Variational Inference MPC for Bayesian Model-based Reinforcement Learning
Proceedings of the Conference on Robot Learning, PMLR 100:258-272, 2020.
In recent studies on model-based reinforcement learning (MBRL), incorporating uncertainty in forward dynamics is a state-of-the-art strategy to enhance learning performance, making MBRLs competitive to cutting-edge modelfree methods, especially in simulated robotics tasks. Probabilistic ensembles with trajectory sampling (PETS) is a leading type of MBRL, which employs Bayesian inference to dynamics modeling and model predictive control (MPC) with stochastic optimization via the cross entropy method (CEM).
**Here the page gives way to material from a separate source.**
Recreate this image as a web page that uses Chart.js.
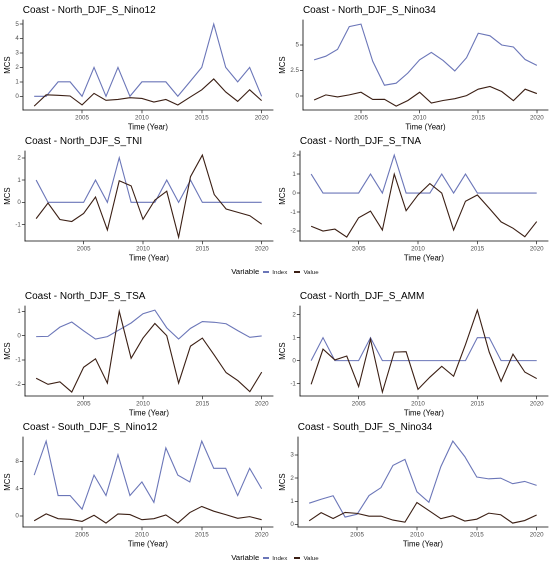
<!DOCTYPE html>
<html><head><meta charset="utf-8">
<script src="https://cdn.jsdelivr.net/npm/chart.js@4.4.1/dist/chart.umd.min.js"></script>
<style>
html,body{margin:0;padding:0;background:#fff;width:550px;height:565px;overflow:hidden;font-family:"Liberation Sans",Arial,sans-serif;}
.p{position:absolute;width:275px;height:131px;}
.p canvas{width:275px;height:131px;}
.legend{position:absolute;left:0;width:550px;height:14px;display:flex;justify-content:center;align-items:center;color:#000;line-height:1;}
.legend .t{font-size:7.8px;margin-right:4px;}
.legend .k{display:inline-block;width:6px;height:1.2px;margin-right:3px;}
.legend .l{font-size:6.2px;margin-right:7px;color:#222;}
</style>
</head><body>
<div class="p" style="left:0;top:0"><canvas id="c1"></canvas></div>
<div class="p" style="left:275px;top:0"><canvas id="c2"></canvas></div>
<div class="p" style="left:0;top:131px"><canvas id="c3"></canvas></div>
<div class="p" style="left:275px;top:131px"><canvas id="c4"></canvas></div>
<div class="legend" style="top:265px"><span class="t">Variable</span><span class="k" style="background:#6b76b8"></span><span class="l">Index</span><span class="k" style="background:#3b1f14"></span><span class="l" style="margin-right:0">Value</span></div>
<div class="p" style="left:0;top:286px"><canvas id="c5"></canvas></div>
<div class="p" style="left:275px;top:286px"><canvas id="c6"></canvas></div>
<div class="p" style="left:0;top:417px"><canvas id="c7"></canvas></div>
<div class="p" style="left:275px;top:417px"><canvas id="c8"></canvas></div>
<div class="legend" style="top:551px"><span class="t">Variable</span><span class="k" style="background:#6b76b8"></span><span class="l">Index</span><span class="k" style="background:#3b1f14"></span><span class="l" style="margin-right:0">Value</span></div>
<script>
const years = [2001,2002,2003,2004,2005,2006,2007,2008,2009,2010,2011,2012,2013,2014,2015,2016,2017,2018,2019,2020];
const xTicks = [2005,2010,2015,2020];

const nNino12Index = [0,0,1,1,0,2,0,2,0,1,1,1,0,1,2,5,2,1,2,0];
const nNino12Value = [-0.68,0.1,0.07,0.02,-0.6,0.2,-0.28,-0.22,-0.1,-0.15,-0.4,-0.22,-0.6,-0.07,0.45,1.2,0.3,-0.35,0.45,-0.3];
const nNino12Ticks = [0,1,2,3,4,5];

const nNino34Index = [3.54,3.9,4.57,6.8,7.05,3.4,1.05,1.25,2.25,3.55,4.27,3.48,2.45,3.75,6.15,5.9,5.0,4.8,3.57,3.0];
const nNino34Value = [-0.4,0.1,-0.1,0.1,0.36,-0.35,-0.33,-1.0,-0.45,0.36,-0.7,-0.45,-0.27,0.03,0.66,0.93,0.43,-0.47,0.66,0.23];
const nNino34Ticks = [0,2.5,5];

const nTniIndex = [1,0,0,0,0,1,0,2,0,0,0,1,0,1,0,0,0,0,0,0];
const nTniValue = [-0.73,-0.03,-0.77,-0.86,-0.5,0.24,-1.24,0.97,0.74,-0.76,0.1,0.5,-1.56,1.15,2.12,0.35,-0.3,-0.45,-0.6,-0.98];
const nTniTicks = [-1,0,1,2];

const nTnaIndex = [1,0,0,0,0,1,0,2,0,0,0,1,0,1,0,0,0,0,0,0];
const nTnaValue = [-1.75,-2.0,-1.9,-2.32,-1.3,-0.95,-1.95,1.0,-0.93,-0.1,0.5,0.0,-1.95,-0.43,-0.1,-0.8,-1.52,-1.85,-2.3,-1.5];
const nTnaTicks = [-2,-1,0,1,2];

const nTsaIndex = [-0.04,-0.03,0.35,0.56,0.2,-0.14,-0.04,0.24,0.52,0.9,1.05,0.32,-0.14,0.3,0.58,0.55,0.49,0.2,-0.07,-0.01];
const nTsaValue = [-1.75,-2.0,-1.9,-2.32,-1.3,-0.95,-1.95,1.0,-0.93,-0.1,0.5,0.0,-1.95,-0.43,-0.1,-0.8,-1.52,-1.85,-2.3,-1.5];
const nTsaTicks = [-2,-1,0,1];

const nAmmIndex = [0,1,0,0,0,1,0,0,0,0,0,0,0,0,1,1,0,0,0,0];
const nAmmValue = [-1.03,0.5,0.03,0.2,-1.13,0.93,-1.37,0.37,0.39,-1.25,-0.72,-0.25,-0.68,0.7,2.2,0.37,-0.9,0.28,-0.5,-0.78];
const nAmmTicks = [-1,0,1,2];

const sNino12Index = [6,11,3,3,1,6,3,9,3,5,2,10,6,5,11,7,7,3,7,4];
const sNino12Value = [-0.7,0.3,-0.4,-0.5,-0.8,0.1,-1.05,0.3,0.2,-0.55,-0.4,0.15,-1.05,0.5,1.4,0.7,0.2,-0.35,-0.1,-0.55];
const sNino12Ticks = [0,4,8];

const sNino34Index = [0.92,1.09,1.24,0.32,0.44,1.25,1.59,2.55,2.81,1.41,0.96,2.5,3.6,2.93,2.05,1.97,2.0,1.76,1.86,1.69];
const sNino34Value = [0.16,0.51,0.26,0.52,0.48,0.36,0.36,0.19,0.1,0.95,0.6,0.25,0.38,0.15,0.23,0.49,0.42,0.06,0.17,0.41];
const sNino34Ticks = [0,1,2,3];

const INDEX_COLOR = '#6b76b8';
const VALUE_COLOR = '#3b1f14';
const FONT = '"Liberation Sans", Arial, sans-serif';

const titlePlugin = {
  id: 'ptitle',
  afterDraw(chart, args, opts) {
    const ctx = chart.ctx;
    ctx.save();
    ctx.font = '10px ' + FONT;
    ctx.fillStyle = '#000';
    ctx.textBaseline = 'middle';
    ctx.textAlign = 'left';
    ctx.fillText(opts.text, chart.chartArea.left, 10);
    ctx.restore();
  }
};

function makeChart(id, title, idx, val, yTicks) {
  const all = idx.concat(val);
  const lo = Math.min(...all), hi = Math.max(...all);
  const r = hi - lo;
  const axisCommon = {
    border: { display: true, color: '#000', width: 0.8 },
    grid: { drawOnChartArea: false, drawTicks: true, tickLength: 3, color: '#333', lineWidth: 0.8 },
  };
  new Chart(document.getElementById(id), {
    type: 'line',
    data: {
      datasets: [
        { label: 'Index', data: years.map((y, i) => ({ x: y, y: idx[i] })), borderColor: INDEX_COLOR, borderWidth: 1.1, pointRadius: 0, tension: 0, order: 2 },
        { label: 'Value', data: years.map((y, i) => ({ x: y, y: val[i] })), borderColor: VALUE_COLOR, borderWidth: 1.1, pointRadius: 0, tension: 0, order: 1 }
      ]
    },
    options: {
      responsive: false,
      animation: false,
      devicePixelRatio: 2,
      layout: { padding: { top: 20, left: 3, right: 2, bottom: 5 } },
      plugins: { legend: { display: false }, tooltip: { enabled: false }, ptitle: { text: title } },
      scales: {
        x: Object.assign({}, axisCommon, {
          type: 'linear', min: 2000.05, max: 2020.95,
          afterBuildTicks: s => { s.ticks = xTicks.map(v => ({ value: v })); },
          ticks: { font: { size: 6.2, family: FONT }, color: '#4d4d4d', padding: 1, maxRotation: 0, callback: v => String(v) },
          title: { display: true, text: 'Time (Year)', font: { size: 7.8, family: FONT }, color: '#000', padding: { top: 0, bottom: 0 } }
        }),
        y: Object.assign({}, axisCommon, {
          type: 'linear', min: lo - 0.05 * r, max: hi + 0.05 * r,
          afterBuildTicks: s => { s.ticks = yTicks.map(v => ({ value: v })); },
          ticks: { font: { size: 6.2, family: FONT }, color: '#4d4d4d', padding: 1, callback: v => String(v) },
          title: { display: true, text: 'MCS', font: { size: 7.8, family: FONT }, color: '#000', padding: { top: 0, bottom: 2 } }
        })
      }
    },
    plugins: [titlePlugin]
  });
}

makeChart('c1', 'Coast - North_DJF_S_Nino12', nNino12Index, nNino12Value, nNino12Ticks);
makeChart('c2', 'Coast - North_DJF_S_Nino34', nNino34Index, nNino34Value, nNino34Ticks);
makeChart('c3', 'Coast - North_DJF_S_TNI', nTniIndex, nTniValue, nTniTicks);
makeChart('c4', 'Coast - North_DJF_S_TNA', nTnaIndex, nTnaValue, nTnaTicks);
makeChart('c5', 'Coast - North_DJF_S_TSA', nTsaIndex, nTsaValue, nTsaTicks);
makeChart('c6', 'Coast - North_DJF_S_AMM', nAmmIndex, nAmmValue, nAmmTicks);
makeChart('c7', 'Coast - South_DJF_S_Nino12', sNino12Index, sNino12Value, sNino12Ticks);
makeChart('c8', 'Coast - South_DJF_S_Nino34', sNino34Index, sNino34Value, sNino34Ticks);
</script>
</body></html>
In this paper, we propose a novel extension to the uncertainty-aware MBRL. Our main contributions are twofold: Firstly, we introduce a variational inference MPC (VI-MPC), which reformulates various stochastic methods, including CEM, in a Bayesian fashion. Secondly, we propose a novel instance of the framework, called probabilistic action ensembles with trajectory sampling (PaETS). As a result, our Bayesian MBRL can involve multimodal uncertainties both in dynamics and optimal trajectories. In comparison to PETS, our method consistently improves asymptotic performance on several challenging locomotion tasks.